1. For the first time since I was 12, I’m glad to see the regular baseball season come to an end.
Not only was the 60-game make-shift schedule played before empty stadiums, with fake crowd noises and cardboard cut-outs a farce, but it looks like some of the accommodations made to adjust to Life Under Lockdown will stick, cheapening the game forever. The worst is the expanded play-off system, which, like the National Hockey League version, basically makes the regular season irrelevant. Maybe the habitually wrong-headed owners will reject it for future seasons, but I’m not sanguine. The extra-innings gimmick of starting each half-inning with a player on second is an abomination, and only slightly less offensive are the seven inning games in double-headers.
Meanwhile, I haven’t watched or followed a Boston Red Sox game since the team joined the one-day wildcat strike to protest the racist, brutal shooting of Jacob Blake, which was neither racist in motive nor an example of police brutality. I’ll be writing a long letter to the team this week: if it alienated me, it’s not only in trouble, it doesn’t know its fan base. And if I get anything approaching the “you’re just a racist not to believe that black lives matter” response that I got from idiot Boston sportswriter Pete Abraham, I’m burning all my Red Sox memorabilia, and burying the stuff that doesn’t burn.
Meanwhile, the club showed its ethics deficits in other ways. Before today’s merciful finale, the team announced that manager Ron Roenicke would not be returning in 2021, a move that was inevitable but that certainly didn’t have to be made now, before the season was even over. Roenicke did nothing to distinguish himself in the lost 2020 season, but he was a good soldier, doing his best—which appears to be mediocrity personified—to guide a snake-bitten team that began by losing its popular manager, Alex Cora because he’s a cheater, then traded its best player, superstar Mookie Betts, then lost its star pitcher to arm surgery and its second best pitcher to the complications from Wuhan virus. The Boston team began a 60 game season by quickly falling ten games under .500, guaranteeing no post season slot, and several of the veteran players started going through the motions. Roenicke, in short, never had wisp of a chance, and the team would have crashed if he were a combination of Casey Stengel, Earl Weaver, John McGraw and Connie Mack
Boston fans, even those that are not disgusted with the team for slapping huge racist, Marxist, lie-based slogans inside and outside Fenway Park, will not want to be reminded of this season, so Roenicke’s demise was mandatory, but he deserved to be treated with some respect. Not even waiting until the season to dump him was over has a “this guy is so bad we can’t stand having him around another second” stench to it, and he did not deserve that.
Well, there’s always the Yankees...
2. Forced political conformity at Kroger…and also that religious intolerance thingy…is going to be determined based on whether a company logo is a gay pride statement or not.

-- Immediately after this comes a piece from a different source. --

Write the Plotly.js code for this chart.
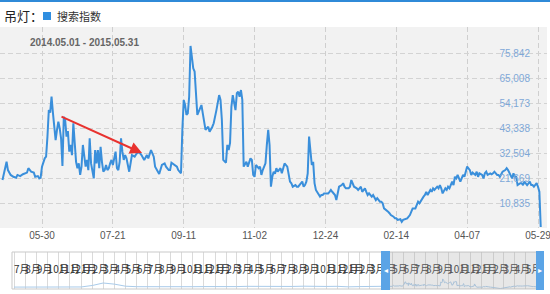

The Equal Employment Opportunity Commission is suing the Kroger Company for discrimination after two employees at an Arkansas store were fired for not wearing a rainbow symbol representing LGBTQ support. The EEOC alleges that a store in Conway, Arkansas., infringed on the religious beliefs of two employees by firing them for refusing to wear an apron with a multi-colored heart symbol.
The suit seeks seeking back pay, compensatory damages, and a halt to any future discrimination under Title VII of the Civil Rights Act. Here is the symbol:
When the Conway Kroger introduced a new dress code in April, 2019, it asked employees to wear an apron with that emblem on the bib. Various versions of the rainbow have long been used as pro-LGBTQ symbolism; the question is whether the heart qualifies. Many advocates for the cause deny it, and corporate marketing materials for other Kroger venues explain that the four-colored heart means “Everyone Friendly and Caring, Everything Fresh, Uplift Every Way, Improve Everyday.”
Sure. It seems clear to me that Kroger was trying to appeal to the rainbow market without explicitly making an unambiguous statement. If both employees had a “good faith belief” that the multicolored heart represented the LGBTQ cause and forced them to reject tenets of their religion, should they have to wear the emblem?
Like so many of these clashes involving the gay community and religion, this controversy could have been avoided and should have been. It wouldn’t be enough to allow the employees to eschew wearing the emblem, because that would be viewed as an anti-LGBTQ statement, and no employee should be placed in that position. Political and social statements in the workplace should be strictly prohibited, be they flag pins, MAGA hats, pink ribbons, or whatever this heart is. They should definitely never be mandatory.
Kroger is at fault here, whether it was trying to suck up to a demographic without being open about it, or whether it blundered into this mess through incompetence.